▶ _RECORDS TO PROCESS_

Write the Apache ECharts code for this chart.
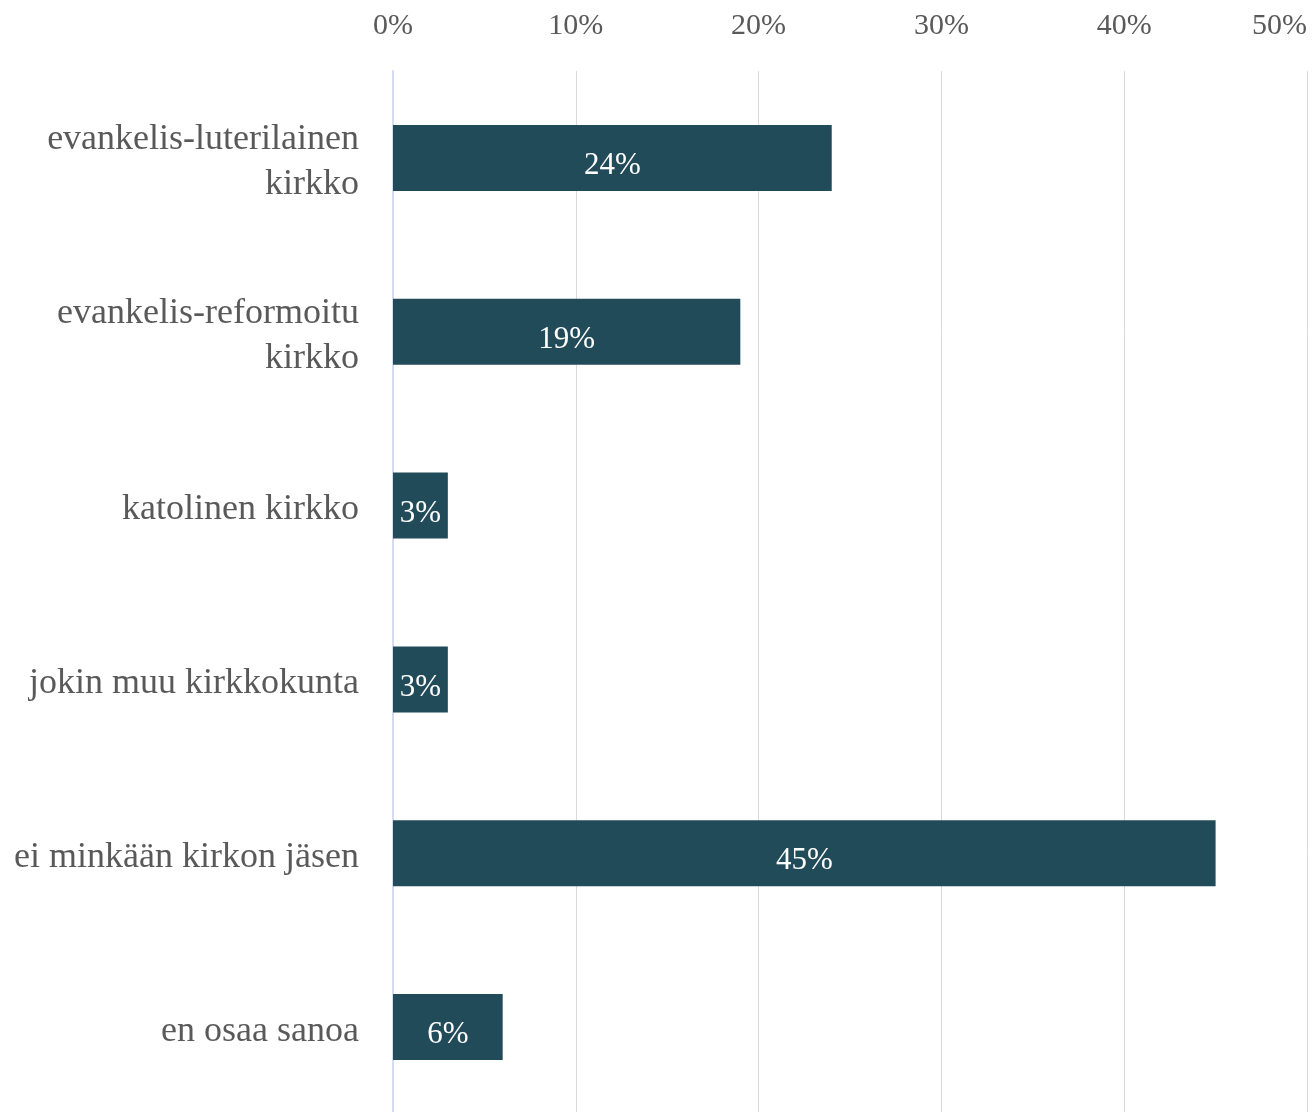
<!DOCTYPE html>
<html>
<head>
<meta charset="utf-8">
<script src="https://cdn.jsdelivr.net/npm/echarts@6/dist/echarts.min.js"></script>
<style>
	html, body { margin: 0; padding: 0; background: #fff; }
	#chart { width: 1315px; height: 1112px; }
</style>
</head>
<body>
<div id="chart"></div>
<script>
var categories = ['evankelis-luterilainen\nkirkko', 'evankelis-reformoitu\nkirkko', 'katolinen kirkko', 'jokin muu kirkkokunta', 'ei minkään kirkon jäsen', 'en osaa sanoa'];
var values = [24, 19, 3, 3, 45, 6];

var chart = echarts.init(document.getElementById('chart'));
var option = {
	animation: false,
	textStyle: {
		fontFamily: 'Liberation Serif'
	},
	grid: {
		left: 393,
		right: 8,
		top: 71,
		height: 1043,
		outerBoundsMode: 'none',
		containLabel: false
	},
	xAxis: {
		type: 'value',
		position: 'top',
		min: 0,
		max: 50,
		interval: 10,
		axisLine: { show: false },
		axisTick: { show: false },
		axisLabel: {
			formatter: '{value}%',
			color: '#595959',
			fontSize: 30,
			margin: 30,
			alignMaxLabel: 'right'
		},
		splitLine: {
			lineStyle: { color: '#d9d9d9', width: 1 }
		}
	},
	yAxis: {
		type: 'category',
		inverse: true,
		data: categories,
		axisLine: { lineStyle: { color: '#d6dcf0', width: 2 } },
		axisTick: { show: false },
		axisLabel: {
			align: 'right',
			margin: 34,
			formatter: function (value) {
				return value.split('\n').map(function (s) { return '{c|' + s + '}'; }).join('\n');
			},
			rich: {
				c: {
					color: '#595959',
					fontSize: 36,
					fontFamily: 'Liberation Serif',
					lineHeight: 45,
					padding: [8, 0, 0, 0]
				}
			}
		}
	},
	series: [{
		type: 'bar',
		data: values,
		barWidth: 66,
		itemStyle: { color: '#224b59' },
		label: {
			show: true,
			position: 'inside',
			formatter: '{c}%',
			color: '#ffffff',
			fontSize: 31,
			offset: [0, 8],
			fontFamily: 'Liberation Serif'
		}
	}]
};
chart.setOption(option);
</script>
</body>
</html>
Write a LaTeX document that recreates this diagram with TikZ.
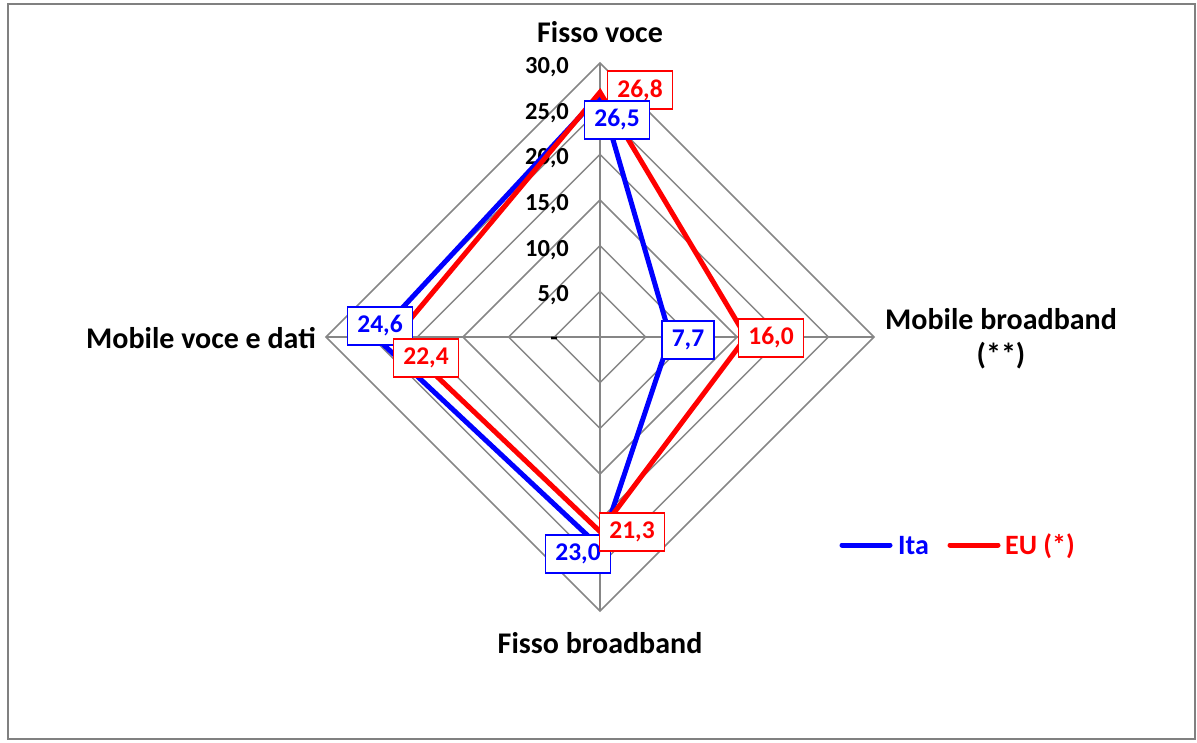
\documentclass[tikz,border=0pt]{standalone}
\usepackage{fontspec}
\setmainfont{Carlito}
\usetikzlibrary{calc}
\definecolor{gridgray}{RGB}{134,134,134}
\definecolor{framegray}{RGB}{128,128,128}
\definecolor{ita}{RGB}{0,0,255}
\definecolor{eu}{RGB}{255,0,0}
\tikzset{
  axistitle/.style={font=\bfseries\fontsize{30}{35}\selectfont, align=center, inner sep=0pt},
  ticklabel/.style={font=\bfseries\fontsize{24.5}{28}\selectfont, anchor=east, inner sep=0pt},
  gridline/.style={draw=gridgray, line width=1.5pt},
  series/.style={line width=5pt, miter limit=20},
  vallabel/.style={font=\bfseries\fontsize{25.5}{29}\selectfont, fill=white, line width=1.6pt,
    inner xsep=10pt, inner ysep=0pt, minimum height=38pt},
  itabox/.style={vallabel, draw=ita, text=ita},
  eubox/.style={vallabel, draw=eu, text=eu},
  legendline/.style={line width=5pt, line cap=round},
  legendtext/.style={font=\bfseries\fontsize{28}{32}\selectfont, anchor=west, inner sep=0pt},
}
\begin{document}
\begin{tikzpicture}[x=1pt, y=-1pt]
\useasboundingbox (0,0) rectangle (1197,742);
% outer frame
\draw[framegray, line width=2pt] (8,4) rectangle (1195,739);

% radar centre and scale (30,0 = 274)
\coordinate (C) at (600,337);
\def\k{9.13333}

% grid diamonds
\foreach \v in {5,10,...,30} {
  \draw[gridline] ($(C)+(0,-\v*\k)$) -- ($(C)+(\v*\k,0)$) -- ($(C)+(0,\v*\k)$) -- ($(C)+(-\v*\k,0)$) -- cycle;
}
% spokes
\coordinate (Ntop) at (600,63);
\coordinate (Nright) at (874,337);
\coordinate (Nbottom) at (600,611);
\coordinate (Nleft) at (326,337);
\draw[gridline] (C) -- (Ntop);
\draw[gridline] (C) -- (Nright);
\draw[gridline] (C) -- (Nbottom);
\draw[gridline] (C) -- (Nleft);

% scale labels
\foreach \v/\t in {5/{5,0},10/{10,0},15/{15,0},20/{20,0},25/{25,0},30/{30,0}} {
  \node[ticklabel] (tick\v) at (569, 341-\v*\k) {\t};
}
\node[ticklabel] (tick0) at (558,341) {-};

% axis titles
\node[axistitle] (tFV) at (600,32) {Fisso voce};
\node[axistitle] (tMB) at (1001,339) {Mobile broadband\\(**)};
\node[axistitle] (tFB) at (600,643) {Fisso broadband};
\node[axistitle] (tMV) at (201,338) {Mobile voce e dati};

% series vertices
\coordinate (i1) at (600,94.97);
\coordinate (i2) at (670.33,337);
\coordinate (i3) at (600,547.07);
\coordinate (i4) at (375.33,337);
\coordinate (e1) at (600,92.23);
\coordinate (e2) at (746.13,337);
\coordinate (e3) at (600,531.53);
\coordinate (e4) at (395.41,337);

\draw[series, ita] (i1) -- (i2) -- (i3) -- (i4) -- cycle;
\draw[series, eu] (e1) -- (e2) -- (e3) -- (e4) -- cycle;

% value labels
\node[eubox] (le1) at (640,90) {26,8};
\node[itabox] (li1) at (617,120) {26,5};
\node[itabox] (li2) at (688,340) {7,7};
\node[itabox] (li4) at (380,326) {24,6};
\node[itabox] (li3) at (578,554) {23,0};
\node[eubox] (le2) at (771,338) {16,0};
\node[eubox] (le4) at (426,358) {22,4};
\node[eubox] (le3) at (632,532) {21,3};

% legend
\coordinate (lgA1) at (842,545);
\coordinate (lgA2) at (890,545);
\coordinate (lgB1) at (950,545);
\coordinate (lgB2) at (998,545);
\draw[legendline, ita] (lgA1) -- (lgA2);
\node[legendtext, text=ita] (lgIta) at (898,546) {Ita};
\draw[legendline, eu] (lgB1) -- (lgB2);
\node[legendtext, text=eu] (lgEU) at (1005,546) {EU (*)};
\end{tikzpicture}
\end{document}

▶ _SET PROBLEM_
Return only the lines running from the start of the entries above to the line that contains "var values = [24, 19, 3, 3, 45, 6];", inclusive, and omit every picture.

▶ _ANSWER TO THIS EXERCISE_
Write the Apache ECharts code for this chart.
<!DOCTYPE html>
<html>
<head>
<meta charset="utf-8">
<script src="https://cdn.jsdelivr.net/npm/echarts@6/dist/echarts.min.js"></script>
<style>
	html, body { margin: 0; padding: 0; background: #fff; }
	#chart { width: 1315px; height: 1112px; }
</style>
</head>
<body>
<div id="chart"></div>
<script>
var categories = ['evankelis-luterilainen\nkirkko', 'evankelis-reformoitu\nkirkko', 'katolinen kirkko', 'jokin muu kirkkokunta', 'ei minkään kirkon jäsen', 'en osaa sanoa'];
var values = [24, 19, 3, 3, 45, 6];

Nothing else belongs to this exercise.